(Task directions):
Take the material below and retype it in full; pictures are left out.

(Supplied material):
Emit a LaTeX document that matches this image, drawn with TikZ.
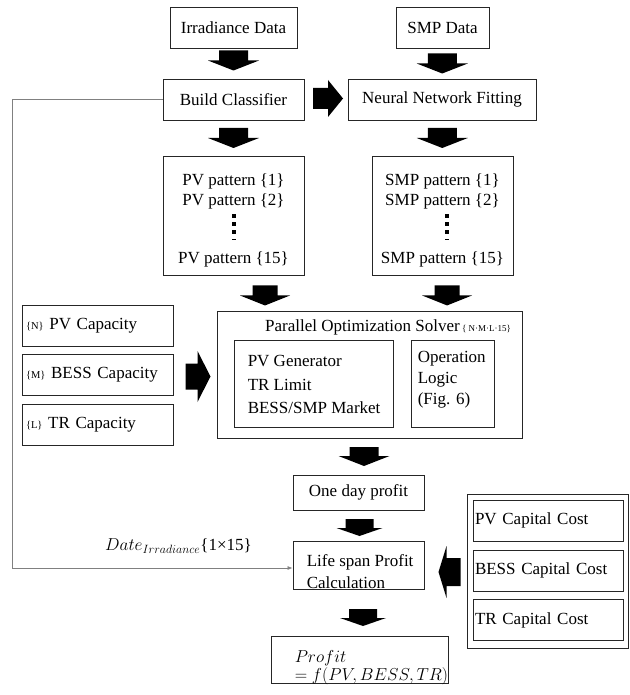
\documentclass[tikz,border=0pt]{standalone}
\usepackage{fontspec}
\setmainfont{Liberation Serif}
\usetikzlibrary{calc,arrows.meta}
\tikzset{
  every node/.style={font=\fontsize{17}{20}\selectfont},
  box/.style={draw=black!85, line width=0.9pt, inner sep=0pt, align=center},
  txt/.style={inner sep=0pt, align=left},
  ctxt/.style={inner sep=0pt, align=center},
  conn/.style={draw=black!50, line width=0.7pt},
  blk/.style={fill=black},
}
\newcommand\blkdown[5]{\fill[blk,shift={(#1)}] (-#4/2,-#2/2) -- (#4/2,-#2/2) -- (#4/2,#2/2-#5) -- (#3/2,#2/2-#5) -- (0,#2/2) -- (-#3/2,#2/2-#5) -- (-#4/2,#2/2-#5) -- cycle;}
\newcommand\blkright[5]{\fill[blk,shift={(#1)}] (-#2/2,-#4/2) -- (#2/2-#5,-#4/2) -- (#2/2-#5,-#3/2) -- (#2/2,0) -- (#2/2-#5,#3/2) -- (#2/2-#5,#4/2) -- (-#2/2,#4/2) -- cycle;}
\newcommand\blkleft[5]{\fill[blk,shift={(#1)}] (#2/2,-#4/2) -- (-#2/2+#5,-#4/2) -- (-#2/2+#5,-#3/2) -- (-#2/2,0) -- (-#2/2+#5,#3/2) -- (-#2/2+#5,#4/2) -- (#2/2,#4/2) -- cycle;}
\newcommand\smallidx[1]{{\fontsize{10.5}{12}\selectfont\{#1\}}}
\begin{document}
\begin{tikzpicture}[x=1pt,y=-1pt]
\useasboundingbox (0,0) rectangle (629,695);
% top rows
\node[box, minimum width=127pt, minimum height=41pt] (irr) at (233.5,27.5) {Irradiance Data};
\node[box, minimum width=93pt, minimum height=41pt] (smpd) at (442.5,27.5) {SMP Data};
\node[box, minimum width=141pt, minimum height=41pt] (bc) at (233.5,99.5) {Build Classifier};
\node[box, minimum width=188pt, minimum height=41pt] (nn) at (442,99.5) {Neural Network Fitting};
% pattern boxes
\node[box, minimum width=141pt, minimum height=119pt] (pvp) at (233.5,215.5) {};
\node[ctxt] (pvpt) at ($(pvp.center)+(0,5)$) {PV pattern \{1\}\\PV pattern \{2\}\\[38pt]PV pattern \{15\}};
\node[box, minimum width=141pt, minimum height=119pt] (smpp) at (442.5,215.5) {};
\node[ctxt] (smppt) at ($(smpp.center)+(0,5)$) {SMP pattern \{1\}\\SMP pattern \{2\}\\[38pt]SMP pattern \{15\}};
\foreach \dy in {0,8.3,16.6} {
  \fill ($(pvp.center)+(-1.5,\dy-2)$) rectangle ++(4,4);
  \fill ($(smpp.center)+(2,\dy-2)$) rectangle ++(4,4);
}
\fill ($(pvp.center)+(-1.5,23.5)$) rectangle ++(4,1);
\fill ($(smpp.center)+(2,23.5)$) rectangle ++(4,1);
% solver
\node[box, minimum width=305pt, minimum height=127pt] (solver) at (369.5,374.5) {};
\node[inner sep=0pt] (soltitle) at (362.5,327) {Parallel Optimization Solver};
\node[anchor=base west, inner sep=0pt, font=\fontsize{9}{10}\selectfont] (solidx) at ($(soltitle.base east)+(2,0)$) {\{ N·M·L·15\}};
\node[box, minimum width=159pt, minimum height=87pt] (in1) at (313.5,383.5) {};
\node[txt, anchor=west, font=\fontsize{17}{23.5}\selectfont] (in1t) at ($(in1.west)+(14,1)$) {PV Generator\\TR Limit\\BESS/SMP Market};
\node[box, minimum width=83pt, minimum height=87pt] (in2) at (452.5,383.5) {};
\node[txt, anchor=north west, font=\fontsize{17}{21}\selectfont] (in2t) at ($(in2.north west)+(7,11)$) {Operation\\Logic\\(Fig. 6)};
% capacities
\node[box, minimum height=41pt, text width=143pt, inner xsep=4pt, align=left] (cap1) at (97.5,325.5) {\smallidx{N} PV Capacity};
\node[box, minimum height=41pt, text width=143pt, inner xsep=4pt, align=left] (cap2) at (97.5,374.5) {\smallidx{M} BESS Capacity};
\node[box, minimum height=41pt, text width=143pt, inner xsep=4pt, align=left] (cap3) at (97.5,424.5) {\smallidx{L} TR Capacity};
% lower chain
\node[box, minimum width=131pt, minimum height=35pt] (one) at (358.5,492.5) {One day profit};
\node[box, minimum width=131pt, minimum height=48pt] (life) at (358.5,565) {};
\node[txt, anchor=west, font=\fontsize{17}{22}\selectfont] (lifet) at ($(life.west)+(14,7)$) {Life span Profit\\Calculation};
\node[box, minimum width=177pt, minimum height=47pt] (prof) at (359.5,659.5) {};
\node[txt, anchor=west, font=\fontsize{17}{18}\selectfont] (proft) at ($(prof.west)+(24,8)$) {$Profit$\\$= f(PV, BESS, TR)$};
% capital costs
\node[box, minimum width=161pt, minimum height=154pt] (group) at (547.5,571) {};
\node[box, minimum height=41pt, text width=146pt, inner xsep=2pt, align=left] (cc1) at (548,520.5) {PV Capital Cost};
\node[box, minimum height=41pt, text width=146pt, inner xsep=2pt, align=left] (cc2) at (548,570.5) {BESS Capital Cost};
\node[box, minimum height=41pt, text width=146pt, inner xsep=2pt, align=left] (cc3) at (548,620) {TR Capital Cost};
% date connector
\coordinate (lft) at (12,99.5);
\draw[conn, -{Latex[length=5pt,width=4pt]}] (bc.west) -- (lft) |- ($(life.west)+(0,3)$);
\node[inner sep=0pt, anchor=east] (date) at (252,546) {$Date_{Irradiance}$\{1×15\}};
% block arrows
\coordinate (a1) at ($(irr.south)!0.5!(bc.north)+(0,-3)$);
\coordinate (a2) at ($(smpd.south)!0.5!(nn.north)$);
\coordinate (a3) at ($(bc.east)!0.5!(nn.west)+(2,-1)$);
\coordinate (a4) at ($(bc.south)!0.5!(pvp.north)$);
\coordinate (a5) at ($(nn.south)!0.5!(smpp.north)$);
\coordinate (a6) at ($(pvp.south)+(31.5,20)$);
\coordinate (a7) at ($(smpp.south)+(4.5,20)$);
\coordinate (a8) at ($(cap2.east)!0.5!(solver.west)+(3,2)$);
\coordinate (a9) at ($(solver.south)!0.5!(one.north)$);
\coordinate (a10) at ($(one.south)!0.5!(life.north)+(1,2)$);
\coordinate (a11) at ($(life.south)!0.5!(prof.north)+(4,5)$);
\coordinate (a12) at ($(life.east)!0.5!(group.west)+(4,4)$);
\blkdown{a1}{20}{51}{29}{10}
\blkdown{a2}{20}{51}{29}{10}
\blkright{a3}{30}{37}{21}{15}
\blkdown{a4}{20}{51}{29}{10}
\blkdown{a5}{20}{51}{29}{10}
\blkdown{a6}{20}{50}{25}{10}
\blkdown{a7}{20}{50}{25}{10}
\blkright{a8}{25}{51}{26}{13}
\blkdown{a9}{19}{51}{29}{10}
\blkdown{a10}{17}{46}{28}{8}
\blkdown{a11}{17}{46}{28}{8}
\blkleft{a12}{22}{52}{28}{8}
\end{tikzpicture}
\end{document}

(Solution):
Emit a LaTeX document that matches this image, drawn with TikZ.
\documentclass[tikz,border=0pt]{standalone}
\usepackage{fontspec}
\setmainfont{Liberation Serif}
\usetikzlibrary{calc,arrows.meta}
\tikzset{
  every node/.style={font=\fontsize{17}{20}\selectfont},
  box/.style={draw=black!85, line width=0.9pt, inner sep=0pt, align=center},
  txt/.style={inner sep=0pt, align=left},
  ctxt/.style={inner sep=0pt, align=center},
  conn/.style={draw=black!50, line width=0.7pt},
  blk/.style={fill=black},
}
\newcommand\blkdown[5]{\fill[blk,shift={(#1)}] (-#4/2,-#2/2) -- (#4/2,-#2/2) -- (#4/2,#2/2-#5) -- (#3/2,#2/2-#5) -- (0,#2/2) -- (-#3/2,#2/2-#5) -- (-#4/2,#2/2-#5) -- cycle;}
\newcommand\blkright[5]{\fill[blk,shift={(#1)}] (-#2/2,-#4/2) -- (#2/2-#5,-#4/2) -- (#2/2-#5,-#3/2) -- (#2/2,0) -- (#2/2-#5,#3/2) -- (#2/2-#5,#4/2) -- (-#2/2,#4/2) -- cycle;}
\newcommand\blkleft[5]{\fill[blk,shift={(#1)}] (#2/2,-#4/2) -- (-#2/2+#5,-#4/2) -- (-#2/2+#5,-#3/2) -- (-#2/2,0) -- (-#2/2+#5,#3/2) -- (-#2/2+#5,#4/2) -- (#2/2,#4/2) -- cycle;}
\newcommand\smallidx[1]{{\fontsize{10.5}{12}\selectfont\{#1\}}}
\begin{document}
\begin{tikzpicture}[x=1pt,y=-1pt]
\useasboundingbox (0,0) rectangle (629,695);
% top rows
\node[box, minimum width=127pt, minimum height=41pt] (irr) at (233.5,27.5) {Irradiance Data};
\node[box, minimum width=93pt, minimum height=41pt] (smpd) at (442.5,27.5) {SMP Data};
\node[box, minimum width=141pt, minimum height=41pt] (bc) at (233.5,99.5) {Build Classifier};
\node[box, minimum width=188pt, minimum height=41pt] (nn) at (442,99.5) {Neural Network Fitting};
% pattern boxes
\node[box, minimum width=141pt, minimum height=119pt] (pvp) at (233.5,215.5) {};
\node[ctxt] (pvpt) at ($(pvp.center)+(0,5)$) {PV pattern \{1\}\\PV pattern \{2\}\\[38pt]PV pattern \{15\}};
\node[box, minimum width=141pt, minimum height=119pt] (smpp) at (442.5,215.5) {};
\node[ctxt] (smppt) at ($(smpp.center)+(0,5)$) {SMP pattern \{1\}\\SMP pattern \{2\}\\[38pt]SMP pattern \{15\}};
\foreach \dy in {0,8.3,16.6} {
  \fill ($(pvp.center)+(-1.5,\dy-2)$) rectangle ++(4,4);
  \fill ($(smpp.center)+(2,\dy-2)$) rectangle ++(4,4);
}
\fill ($(pvp.center)+(-1.5,23.5)$) rectangle ++(4,1);
\fill ($(smpp.center)+(2,23.5)$) rectangle ++(4,1);
% solver
\node[box, minimum width=305pt, minimum height=127pt] (solver) at (369.5,374.5) {};
\node[inner sep=0pt] (soltitle) at (362.5,327) {Parallel Optimization Solver};
\node[anchor=base west, inner sep=0pt, font=\fontsize{9}{10}\selectfont] (solidx) at ($(soltitle.base east)+(2,0)$) {\{ N·M·L·15\}};
\node[box, minimum width=159pt, minimum height=87pt] (in1) at (313.5,383.5) {};
\node[txt, anchor=west, font=\fontsize{17}{23.5}\selectfont] (in1t) at ($(in1.west)+(14,1)$) {PV Generator\\TR Limit\\BESS/SMP Market};
\node[box, minimum width=83pt, minimum height=87pt] (in2) at (452.5,383.5) {};
\node[txt, anchor=north west, font=\fontsize{17}{21}\selectfont] (in2t) at ($(in2.north west)+(7,11)$) {Operation\\Logic\\(Fig. 6)};
% capacities
\node[box, minimum height=41pt, text width=143pt, inner xsep=4pt, align=left] (cap1) at (97.5,325.5) {\smallidx{N} PV Capacity};
\node[box, minimum height=41pt, text width=143pt, inner xsep=4pt, align=left] (cap2) at (97.5,374.5) {\smallidx{M} BESS Capacity};
\node[box, minimum height=41pt, text width=143pt, inner xsep=4pt, align=left] (cap3) at (97.5,424.5) {\smallidx{L} TR Capacity};
% lower chain
\node[box, minimum width=131pt, minimum height=35pt] (one) at (358.5,492.5) {One day profit};
\node[box, minimum width=131pt, minimum height=48pt] (life) at (358.5,565) {};
\node[txt, anchor=west, font=\fontsize{17}{22}\selectfont] (lifet) at ($(life.west)+(14,7)$) {Life span Profit\\Calculation};
\node[box, minimum width=177pt, minimum height=47pt] (prof) at (359.5,659.5) {};
\node[txt, anchor=west, font=\fontsize{17}{18}\selectfont] (proft) at ($(prof.west)+(24,8)$) {$Profit$\\$= f(PV, BESS, TR)$};
% capital costs
\node[box, minimum width=161pt, minimum height=154pt] (group) at (547.5,571) {};
\node[box, minimum height=41pt, text width=146pt, inner xsep=2pt, align=left] (cc1) at (548,520.5) {PV Capital Cost};
\node[box, minimum height=41pt, text width=146pt, inner xsep=2pt, align=left] (cc2) at (548,570.5) {BESS Capital Cost};
\node[box, minimum height=41pt, text width=146pt, inner xsep=2pt, align=left] (cc3) at (548,620) {TR Capital Cost};
% date connector
\coordinate (lft) at (12,99.5);
\draw[conn, -{Latex[length=5pt,width=4pt]}] (bc.west) -- (lft) |- ($(life.west)+(0,3)$);
\node[inner sep=0pt, anchor=east] (date) at (252,546) {$Date_{Irradiance}$\{1×15\}};
% block arrows
\coordinate (a1) at ($(irr.south)!0.5!(bc.north)+(0,-3)$);
\coordinate (a2) at ($(smpd.south)!0.5!(nn.north)$);
\coordinate (a3) at ($(bc.east)!0.5!(nn.west)+(2,-1)$);
\coordinate (a4) at ($(bc.south)!0.5!(pvp.north)$);
\coordinate (a5) at ($(nn.south)!0.5!(smpp.north)$);
\coordinate (a6) at ($(pvp.south)+(31.5,20)$);
\coordinate (a7) at ($(smpp.south)+(4.5,20)$);
\coordinate (a8) at ($(cap2.east)!0.5!(solver.west)+(3,2)$);
\coordinate (a9) at ($(solver.south)!0.5!(one.north)$);
\coordinate (a10) at ($(one.south)!0.5!(life.north)+(1,2)$);
\coordinate (a11) at ($(life.south)!0.5!(prof.north)+(4,5)$);
\coordinate (a12) at ($(life.east)!0.5!(group.west)+(4,4)$);
\blkdown{a1}{20}{51}{29}{10}
\blkdown{a2}{20}{51}{29}{10}
\blkright{a3}{30}{37}{21}{15}
\blkdown{a4}{20}{51}{29}{10}
\blkdown{a5}{20}{51}{29}{10}
\blkdown{a6}{20}{50}{25}{10}
\blkdown{a7}{20}{50}{25}{10}
\blkright{a8}{25}{51}{26}{13}
\blkdown{a9}{19}{51}{29}{10}
\blkdown{a10}{17}{46}{28}{8}
\blkdown{a11}{17}{46}{28}{8}
\blkleft{a12}{22}{52}{28}{8}
\end{tikzpicture}
\end{document}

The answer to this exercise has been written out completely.